Zara was, if anything, whiter than usual when she came into the library where he was waiting for her alone. The financier had gone to the City. She had heavy, bluish shadows under her eyes, and he saw quite plainly that, the night before, she must have been weeping bitterly.
A great tenderness came over him. What was this sorrow of hers? Why might he not comfort her? He put out both hands and then, as she remained stonily unresponsive, he dropped them, and only said quietly that he hoped she was well, and his motor was waiting outside, and that his mother, Lady Tancred, would be expecting them.
“I am ready,” said Zara. And they went.
He told her as they flew along, that he had been riding in the Park that morning, and had looked up at the house and wondered which was her window; and then he asked her if she liked riding, and she said she had never tried for ten years—the opportunity to ride had not been in her life—but she used to like it when she was a child.

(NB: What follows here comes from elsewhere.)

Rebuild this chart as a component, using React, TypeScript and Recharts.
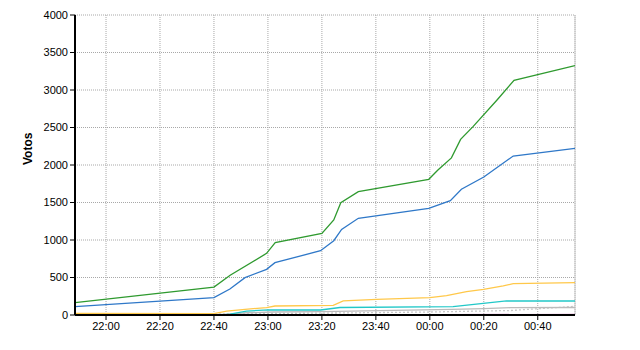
import React from "react";
import { LineChart, Line, XAxis, YAxis, CartesianGrid, ReferenceLine } from "recharts";

// minutes counted from 22:00
const greenT = [-11.5, 40, 46, 59.5, 62.7, 80, 84.4, 87, 93.5, 119.6, 123, 128, 131.4, 136, 144.9, 151.2, 173.8];
const greenV = [165, 373, 530, 822, 964, 1089, 1267, 1497, 1644, 1809, 1933, 2095, 2342, 2511, 2867, 3129, 3324];

const blueT = [-11.5, 40, 45.9, 51.5, 59.5, 62.6, 79.5, 84.4, 87.3, 93.5, 119.6, 127.6, 131.7, 140, 150.9, 173.8];
const blueV = [111, 231, 347, 498, 609, 698, 857, 991, 1142, 1289, 1422, 1524, 1676, 1840, 2120, 2222];

const yellowT = [-11.5, 40, 44.7, 51.5, 59.5, 62.6, 84.2, 87.9, 100.3, 120, 126.2, 133.6, 139.9, 147.2, 150.9, 173.8];
const yellowV = [20, 18, 53, 76, 98, 120, 129, 187, 209, 231, 258, 311, 342, 387, 418, 431];

const cyanT = [-11.5, 44, 46, 52, 60, 79.5, 86.7, 128.6, 139.8, 148.4, 173.8];
const cyanV = [5, 5, 13, 53, 67, 67, 100, 111, 156, 187, 187];

const greyT = [-11.5, 44, 52, 62, 80, 128, 140, 150, 173.8];
const greyV = [8, 8, 30, 40, 44, 75, 84, 98, 100];

const dotT = [-11.5, 60, 90, 120, 150, 173.8];
const dotV = [0, 20, 28, 40, 60, 115];

const pinkT = [100, 173.8];
const pinkV = [3, 8];

const xTicks = [0, 20, 40, 60, 80, 100, 120, 140, 160];
const yTicks = [0, 500, 1000, 1500, 2000, 2500, 3000, 3500, 4000];

const pts = (t: number[], v: number[]) => t.map((x, i) => ({ t: x, v: v[i] }));

const fmtTime = (m: number) => {
  const h = (22 + Math.floor(m / 60)) % 24;
  const mm = m % 60;
  return `${String(h).padStart(2, "0")}:${String(mm).padStart(2, "0")}`;
};

const series = [
  { key: "pink", data: pts(pinkT, pinkV), color: "#dd88cc", dash: undefined },
  { key: "dot", data: pts(dotT, dotV), color: "#c8c8c8", dash: "2 2" },
  { key: "grey", data: pts(greyT, greyV), color: "#bbbbbb", dash: undefined },
  { key: "cyan", data: pts(cyanT, cyanV), color: "#22c8c8", dash: undefined },
  { key: "yellow", data: pts(yellowT, yellowV), color: "#ffc84a", dash: undefined },
  { key: "blue", data: pts(blueT, blueV), color: "#2f78c8", dash: undefined },
  { key: "green", data: pts(greenT, greenV), color: "#2f9a2f", dash: undefined },
];

const font = "'Liberation Sans', Arial, sans-serif";
const tick = { fill: "#000", fontSize: 11, fontFamily: font };

export default function App() {
  return (
    <div style={{ position: "absolute", left: 0, top: 0, width: 640, height: 350, background: "#fff" }}>
      <LineChart width={640} height={350} margin={{ top: 15, right: 65, bottom: 0, left: 0 }}>
        <CartesianGrid stroke="#a8a8a8" strokeDasharray="1 1" />
        <XAxis
          type="number"
          dataKey="t"
          domain={[-11.5, 173.8]}
          ticks={xTicks}
          tickFormatter={fmtTime}
          allowDataOverflow
          height={35}
          tick={tick}
          tickSize={5}
          tickLine={{ stroke: "#000" }}
          axisLine={{ stroke: "#000", strokeWidth: 2 }}
        />
        <YAxis
          type="number"
          domain={[0, 4000]}
          ticks={yTicks}
          width={75}
          tick={tick}
          tickSize={5}
          tickLine={{ stroke: "#000" }}
          axisLine={{ stroke: "#000", strokeWidth: 2 }}
          label={{
            value: "Votos",
            angle: -90,
            position: "insideLeft",
            offset: 28,
            style: { fontFamily: font, fontSize: 12, fontWeight: "bold", fill: "#000" },
          }}
        />
        <ReferenceLine x={173.8} stroke="#c8c8c8" />
        {series.map((s) => (
          <Line
            key={s.key}
            data={s.data}
            dataKey="v"
            type="linear"
            stroke={s.color}
            strokeWidth={1.3}
            strokeDasharray={s.dash}
            dot={false}
            activeDot={false}
            isAnimationActive={false}
          />
        ))}
      </LineChart>
    </div>
  );
}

“I must get you a really well-mannered hack,” he said joyously. Here was a subject she had not snubbed him over! “And you will let me teach you again when we go down to Wrayth, won’t you?”
But before she could answer they had arrived at the house in Queen Street.
Michelham, with a subdued beam on his old face, stood inside the door with his footmen, and Tristram said gayly,
“Michelham, this is to be her new ladyship; Countess Shulski”—and he turned to Zara. “Michelham is a very old friend of mine, Zara. We used to do a bit of poaching together, when I was a boy and came home from Eton.”
Michelham was only a servant and could not know of her degradation, so Zara allowed herself to smile and looked wonderfully lovely, as the old man said,
“I am sure I wish your ladyship every happiness, and his lordship, too; and, if I may say so, with such a gentleman your ladyship is sure to have it.”
And Tristram chaffed him, and they went upstairs.
Lady Tancred had rigidly refrained from questioning her daughters, on their return from the dinnerparty; she had not even seen them until the morning, and when they had both burst out with descriptions of their future sister-in-law’s beauty and strangeness their mother had stopped them.
“Do not tell me anything about her, dear children,” she had said. “I wish to judge for myself without prejudice.”
But Lady Coltshurst could not be so easily repressed. She had called early, on purpose to give her views, with the ostensible excuse of an inquiry about her sister-in-law’s health.
“I am afraid you will be rather unfavorably impressed with Tristram’s choice, when you have seen her, Jane,” she announced. “I confess I was. She treated us all as though she were conferring the honor, not receiving it, and she is by no means a type that promises domestic tranquillity for Tristram.”